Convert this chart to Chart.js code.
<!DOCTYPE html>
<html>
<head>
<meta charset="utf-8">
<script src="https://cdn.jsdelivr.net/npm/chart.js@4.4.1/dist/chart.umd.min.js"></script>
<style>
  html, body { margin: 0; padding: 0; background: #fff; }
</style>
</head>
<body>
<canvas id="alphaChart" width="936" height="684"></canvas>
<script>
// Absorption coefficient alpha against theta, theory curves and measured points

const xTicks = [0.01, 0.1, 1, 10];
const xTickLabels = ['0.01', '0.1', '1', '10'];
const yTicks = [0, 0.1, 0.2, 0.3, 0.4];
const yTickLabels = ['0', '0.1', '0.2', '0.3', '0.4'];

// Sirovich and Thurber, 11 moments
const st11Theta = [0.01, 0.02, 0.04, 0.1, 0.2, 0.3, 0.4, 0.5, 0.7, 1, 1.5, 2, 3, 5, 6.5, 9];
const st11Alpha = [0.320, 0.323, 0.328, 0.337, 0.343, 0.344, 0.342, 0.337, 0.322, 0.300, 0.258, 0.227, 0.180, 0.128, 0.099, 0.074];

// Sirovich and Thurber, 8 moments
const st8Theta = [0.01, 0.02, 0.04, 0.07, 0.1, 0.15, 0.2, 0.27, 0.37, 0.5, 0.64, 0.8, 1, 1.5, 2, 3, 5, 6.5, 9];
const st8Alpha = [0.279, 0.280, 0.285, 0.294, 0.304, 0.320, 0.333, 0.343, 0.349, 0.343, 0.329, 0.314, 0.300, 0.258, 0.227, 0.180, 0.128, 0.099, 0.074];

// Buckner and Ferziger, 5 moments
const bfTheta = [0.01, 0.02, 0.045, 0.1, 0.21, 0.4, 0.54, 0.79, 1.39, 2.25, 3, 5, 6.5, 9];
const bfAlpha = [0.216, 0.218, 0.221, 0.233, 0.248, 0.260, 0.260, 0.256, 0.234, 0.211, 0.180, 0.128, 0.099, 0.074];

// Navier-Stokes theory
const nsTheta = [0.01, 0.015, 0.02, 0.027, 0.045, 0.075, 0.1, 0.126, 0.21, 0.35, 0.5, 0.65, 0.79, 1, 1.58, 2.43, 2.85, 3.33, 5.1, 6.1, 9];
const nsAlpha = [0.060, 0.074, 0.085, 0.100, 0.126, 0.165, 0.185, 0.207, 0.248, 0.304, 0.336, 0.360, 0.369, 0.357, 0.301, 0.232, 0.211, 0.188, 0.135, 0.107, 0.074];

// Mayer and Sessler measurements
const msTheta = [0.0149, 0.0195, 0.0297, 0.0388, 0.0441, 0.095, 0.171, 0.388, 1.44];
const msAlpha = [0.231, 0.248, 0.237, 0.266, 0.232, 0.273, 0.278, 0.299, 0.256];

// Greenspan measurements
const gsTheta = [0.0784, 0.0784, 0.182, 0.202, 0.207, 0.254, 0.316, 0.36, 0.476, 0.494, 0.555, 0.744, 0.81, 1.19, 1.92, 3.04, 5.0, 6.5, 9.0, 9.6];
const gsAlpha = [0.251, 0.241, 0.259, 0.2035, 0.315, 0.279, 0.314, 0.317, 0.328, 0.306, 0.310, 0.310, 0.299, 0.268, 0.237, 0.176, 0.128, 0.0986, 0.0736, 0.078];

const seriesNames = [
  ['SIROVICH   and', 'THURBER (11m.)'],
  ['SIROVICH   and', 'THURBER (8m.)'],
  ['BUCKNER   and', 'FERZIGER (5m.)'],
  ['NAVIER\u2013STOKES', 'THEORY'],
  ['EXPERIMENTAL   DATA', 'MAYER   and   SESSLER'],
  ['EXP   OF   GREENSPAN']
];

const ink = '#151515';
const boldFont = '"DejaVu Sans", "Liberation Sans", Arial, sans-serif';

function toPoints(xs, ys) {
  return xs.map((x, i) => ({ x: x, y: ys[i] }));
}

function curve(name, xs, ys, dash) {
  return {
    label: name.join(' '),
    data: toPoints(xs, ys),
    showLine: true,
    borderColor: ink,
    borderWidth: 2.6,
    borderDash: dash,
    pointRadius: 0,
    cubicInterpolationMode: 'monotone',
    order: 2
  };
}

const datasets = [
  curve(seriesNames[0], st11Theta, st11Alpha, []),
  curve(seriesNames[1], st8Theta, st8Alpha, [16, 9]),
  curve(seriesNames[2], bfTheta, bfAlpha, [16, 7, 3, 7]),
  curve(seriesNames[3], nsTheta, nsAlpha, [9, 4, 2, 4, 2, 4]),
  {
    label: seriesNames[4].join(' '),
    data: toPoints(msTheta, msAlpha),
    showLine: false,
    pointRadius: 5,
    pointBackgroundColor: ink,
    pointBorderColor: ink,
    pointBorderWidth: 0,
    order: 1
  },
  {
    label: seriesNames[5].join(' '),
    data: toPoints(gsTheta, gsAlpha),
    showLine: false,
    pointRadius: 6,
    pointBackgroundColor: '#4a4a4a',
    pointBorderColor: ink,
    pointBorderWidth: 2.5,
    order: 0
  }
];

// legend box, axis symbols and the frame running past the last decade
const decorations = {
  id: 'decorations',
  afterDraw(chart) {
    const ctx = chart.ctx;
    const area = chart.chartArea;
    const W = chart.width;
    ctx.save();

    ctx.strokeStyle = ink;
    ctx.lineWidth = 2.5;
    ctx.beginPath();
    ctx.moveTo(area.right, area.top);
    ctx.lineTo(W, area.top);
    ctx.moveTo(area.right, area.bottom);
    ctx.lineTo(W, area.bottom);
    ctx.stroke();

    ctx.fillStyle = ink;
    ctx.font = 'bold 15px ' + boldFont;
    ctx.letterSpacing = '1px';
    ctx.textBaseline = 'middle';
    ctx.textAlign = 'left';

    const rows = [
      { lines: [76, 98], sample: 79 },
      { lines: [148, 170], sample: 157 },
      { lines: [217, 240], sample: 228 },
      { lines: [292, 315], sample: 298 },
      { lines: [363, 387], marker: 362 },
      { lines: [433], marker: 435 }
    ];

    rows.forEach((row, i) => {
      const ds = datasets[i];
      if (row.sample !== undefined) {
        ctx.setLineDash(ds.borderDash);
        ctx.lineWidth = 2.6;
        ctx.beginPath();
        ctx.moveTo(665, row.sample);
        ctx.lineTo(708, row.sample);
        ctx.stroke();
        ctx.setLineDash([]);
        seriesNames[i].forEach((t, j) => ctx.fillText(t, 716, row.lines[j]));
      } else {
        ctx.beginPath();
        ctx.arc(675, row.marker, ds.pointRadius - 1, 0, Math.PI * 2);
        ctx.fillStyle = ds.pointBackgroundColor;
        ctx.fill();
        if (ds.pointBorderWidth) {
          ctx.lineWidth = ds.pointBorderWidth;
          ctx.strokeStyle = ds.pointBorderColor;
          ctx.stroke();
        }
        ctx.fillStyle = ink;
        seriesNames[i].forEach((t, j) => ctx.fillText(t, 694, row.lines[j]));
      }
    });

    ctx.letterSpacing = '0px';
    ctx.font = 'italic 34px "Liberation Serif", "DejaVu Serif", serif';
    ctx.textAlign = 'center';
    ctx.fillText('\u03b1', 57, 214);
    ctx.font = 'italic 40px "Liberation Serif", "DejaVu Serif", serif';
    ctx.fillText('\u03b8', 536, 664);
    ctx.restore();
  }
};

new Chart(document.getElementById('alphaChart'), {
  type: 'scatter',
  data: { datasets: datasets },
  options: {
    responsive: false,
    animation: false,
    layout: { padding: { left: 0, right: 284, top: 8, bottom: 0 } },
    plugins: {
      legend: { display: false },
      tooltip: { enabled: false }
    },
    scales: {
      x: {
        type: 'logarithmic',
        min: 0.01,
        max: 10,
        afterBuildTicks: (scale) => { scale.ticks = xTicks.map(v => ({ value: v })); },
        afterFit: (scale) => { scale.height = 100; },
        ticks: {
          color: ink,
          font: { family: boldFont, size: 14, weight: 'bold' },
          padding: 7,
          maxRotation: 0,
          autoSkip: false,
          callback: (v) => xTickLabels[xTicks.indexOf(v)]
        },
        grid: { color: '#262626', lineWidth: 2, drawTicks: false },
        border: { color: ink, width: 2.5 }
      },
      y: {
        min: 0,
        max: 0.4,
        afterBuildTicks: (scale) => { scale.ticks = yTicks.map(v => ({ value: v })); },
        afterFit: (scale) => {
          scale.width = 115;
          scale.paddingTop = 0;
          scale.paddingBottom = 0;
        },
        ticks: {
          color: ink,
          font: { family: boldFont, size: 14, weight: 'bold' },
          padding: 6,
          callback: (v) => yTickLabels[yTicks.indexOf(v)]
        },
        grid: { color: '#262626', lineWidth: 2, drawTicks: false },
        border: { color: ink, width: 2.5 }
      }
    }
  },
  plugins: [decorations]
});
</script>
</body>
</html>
· · ·
§ TASK DESCRIPTION
Reproduce exactly, please, only the lines from the start of the data above to the line that contains "0.314, 0.300, 0.258, 0.227, 0.180, 0.128, 0.099, 0.074];", with both ends kept.

§ EXERCISE RESPONSE
Convert this chart to Chart.js code.
<!DOCTYPE html>
<html>
<head>
<meta charset="utf-8">
<script src="https://cdn.jsdelivr.net/npm/chart.js@4.4.1/dist/chart.umd.min.js"></script>
<style>
  html, body { margin: 0; padding: 0; background: #fff; }
</style>
</head>
<body>
<canvas id="alphaChart" width="936" height="684"></canvas>
<script>
// Absorption coefficient alpha against theta, theory curves and measured points

const xTicks = [0.01, 0.1, 1, 10];
const xTickLabels = ['0.01', '0.1', '1', '10'];
const yTicks = [0, 0.1, 0.2, 0.3, 0.4];
const yTickLabels = ['0', '0.1', '0.2', '0.3', '0.4'];

// Sirovich and Thurber, 11 moments
const st11Theta = [0.01, 0.02, 0.04, 0.1, 0.2, 0.3, 0.4, 0.5, 0.7, 1, 1.5, 2, 3, 5, 6.5, 9];
const st11Alpha = [0.320, 0.323, 0.328, 0.337, 0.343, 0.344, 0.342, 0.337, 0.322, 0.300, 0.258, 0.227, 0.180, 0.128, 0.099, 0.074];

// Sirovich and Thurber, 8 moments
const st8Theta = [0.01, 0.02, 0.04, 0.07, 0.1, 0.15, 0.2, 0.27, 0.37, 0.5, 0.64, 0.8, 1, 1.5, 2, 3, 5, 6.5, 9];
const st8Alpha = [0.279, 0.280, 0.285, 0.294, 0.304, 0.320, 0.333, 0.343, 0.349, 0.343, 0.329, 0.314, 0.300, 0.258, 0.227, 0.180, 0.128, 0.099, 0.074];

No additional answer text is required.